Exception while serving request for /bulk/retrieve?depthLimit=99: Invalid string length                                                 
RangeError: Invalid string length                                                                                               
    at JSON.stringify (<anonymous>)                                                                                                    
    at stringify (/home/cis/repos/lionweb-repository/node_modules/express/lib/response.js:1150:12)                                     
    at ServerResponse.json (/home/cis/repos/lionweb-repository/node_modules/express/lib/response.js:271:14)                            
    at ServerResponse.send (/home/cis/repos/lionweb-repository/node_modules/express/lib/response.js:162:21)                            
    at lionwebResponse (file:///home/cis/repos/lionweb-repository/packages/common/dist/apiutil/LionwebResponse.js:11:14)               
    at retrieve (file:///home/cis/repos/lionweb-repository/packages/bulkapi/dist/controllers/BulkApi.js:178:13)                        
    at process.processTicksAndRejections (node:internal/process/task_queues:95:5)                                                      
    at async file:///home/cis/repos/lionweb-repository/packages/common/dist/apiutil/functions.js:159:13

We may explore stream serialization, for example using JSONStream

joswarmer commented 1 week ago

The invalid string length means that the retrieve string is too long?

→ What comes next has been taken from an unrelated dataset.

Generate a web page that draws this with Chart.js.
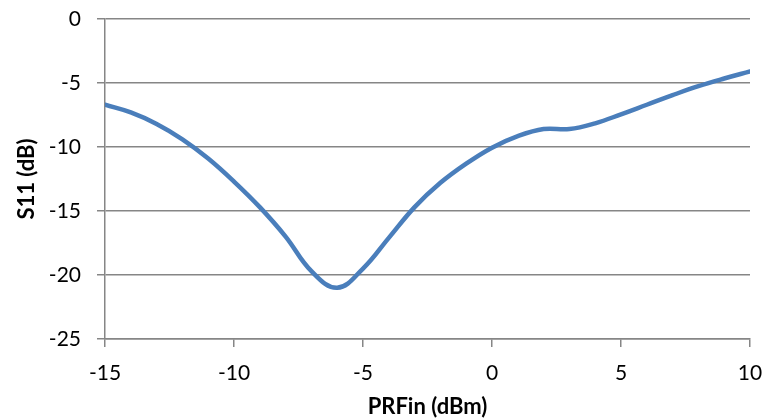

dslmeinte commented 1 week ago

We've seen this one before, I think. Let me search for a bit.

dslmeinte commented 1 week ago

There was #49 . I thought we remedied that already by only using JSON.stringify in batches. Why is that not enough? Should the batch size be 1?

ftomassetti commented 1 week ago

There was https://github.com/LionWeb-io/lionweb-repository/issues/49 . I thought we remedied that already by only using JSON.stringify in batches.

In https://github.com/LionWeb-io/lionweb-repository/pull/50 we built the JSON manually on a buffer and not directly on a string. For example:

        const bufferHolder = new BufferHolder()
        bufferHolder.write("[")
        classifierNodes.forEach((element, index)=>{
            if (index != 0) {
                bufferHolder.write(",")
            }
            bufferHolder.write(`{"language"="${element.language}",`)
            bufferHolder.write(`"classifier"="${element.classifier}",`)
            bufferHolder.write(`"ids"=[`)
            this.serializeInBufferIDsList(bufferHolder, element.ids, limit)
            bufferHolder.write(`], "size"=${element.size}}\n`)
        })
        bufferHolder.write("]")
        return bufferHolder.getBuffer()

This was a manual process applied to a couple of requests. Now we are seeing a similar problem in another request. We could solve it in the same way, but it would be invasive and error-prone, while using a library that does what JSON.stringify does but on a stream, could be simpler, more robust, and easily applicable to all responses.

For example, we could change lionwebResponse:

export function lionwebResponse<T extends LionwebResponse>(response: Response, status: number, body: T): void {
    response.status(status)
    // previously: response.send(body) -> this caused some internal part of express to call JSON.stringify(body)
    new JsonStreamStringify(body).pipe(response);
}

This is something I need to test, but hopefully should do what I did manually in #50 , just better

dslmeinte commented 1 week ago

I agree: JSONStream seems to be what we need, rather than assembling responses from partial JSON.stringifys.